Use parallel transport to explain the homotopy lifting property

Question

Suppose $p:E\rightarrow B$ is a fiber bundle, Hatcher's algebraic topology proposition 4.48 proves that for any CW complex $X$, we have the homotopy lifting property of $X$ with respect to $p$. Meaning, if $F:X\times[0,1]\rightarrow B$ is a homotopy, and $g:X\rightarrow E$ is a map satisfying $p\circ g(x)=F(x,0)$, then $g$ can be extended to a homotopy $G:X\times[0,1]\rightarrow E$ such that $p\circ G=F$.

Now if in addition $p$ is a principle $G$ bundle for some Lie group $G$, then my understanding is that the above homotopy lifting property can be understood in terms of parallel transport with respect to the Ehresmann connection of the bundle.

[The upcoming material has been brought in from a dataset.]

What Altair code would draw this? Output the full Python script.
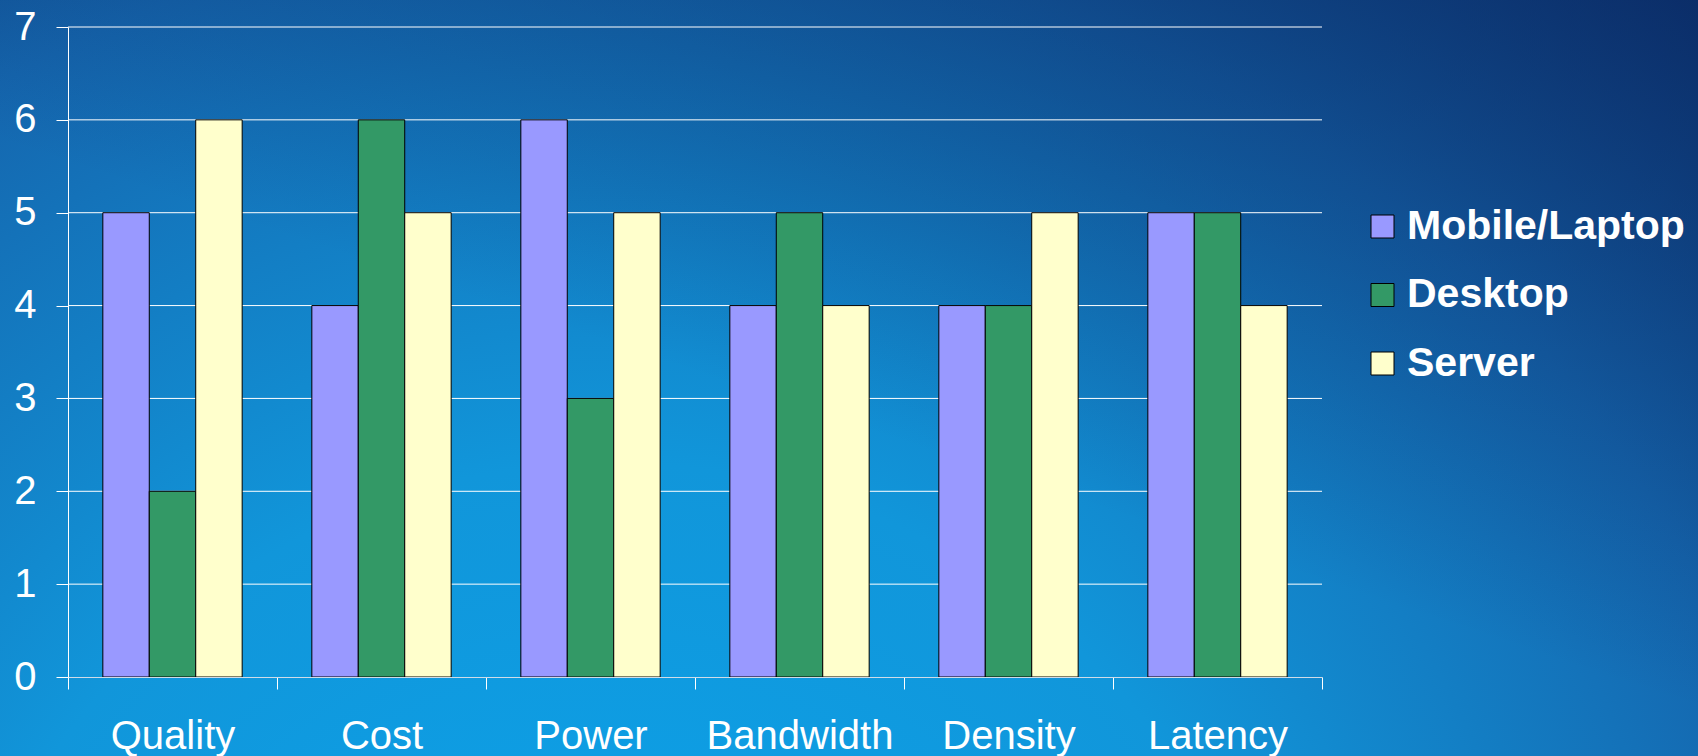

But I can't seem to find a reference for this. Can anyone explain this to me or point out a reference?

Actually, do we just lift each curve $t\rightarrow F(x,t)$? How do we show in this way we get a smooth homotopy $G$?

Answer 1

I only know the following:

If you're just lifting a path $\gamma:[0,1]\to B$ up to $P$, then you can always get a horizontal lift $\hat\gamma$ starting at any point $p_0\in P$ above the start of the path, (equivalently, can parallel transport of $p_0$ along $\gamma$).

This is done by:

1. Start with any (smooth) lift $\tilde\gamma$ of $\gamma$.
2. Write out the "horizontal condition" equation $$\omega\big(\frac{\mathrm d}{\mathrm d t}[\tilde\gamma(t).g(t)] \big)=0$$ as a differential equation for $g(t)$, a path in $G$ of gauge transformations which gauge transforms this to a horizontal path. This turns out to be a first order ODE, so we can solve it, with initial conditions, smoothness, etc.

Then $\hat\gamma(t) := \tilde\gamma(t).g(t)$ is your horizontal lift. This is in Kobayashi+Nomizu.

But for a more general $X$, I think if you try to do the same thing, the horizontal condition will be a PDE. It seems like you could come up connections for which there is no horizontal lift of a particular submanifold $X$.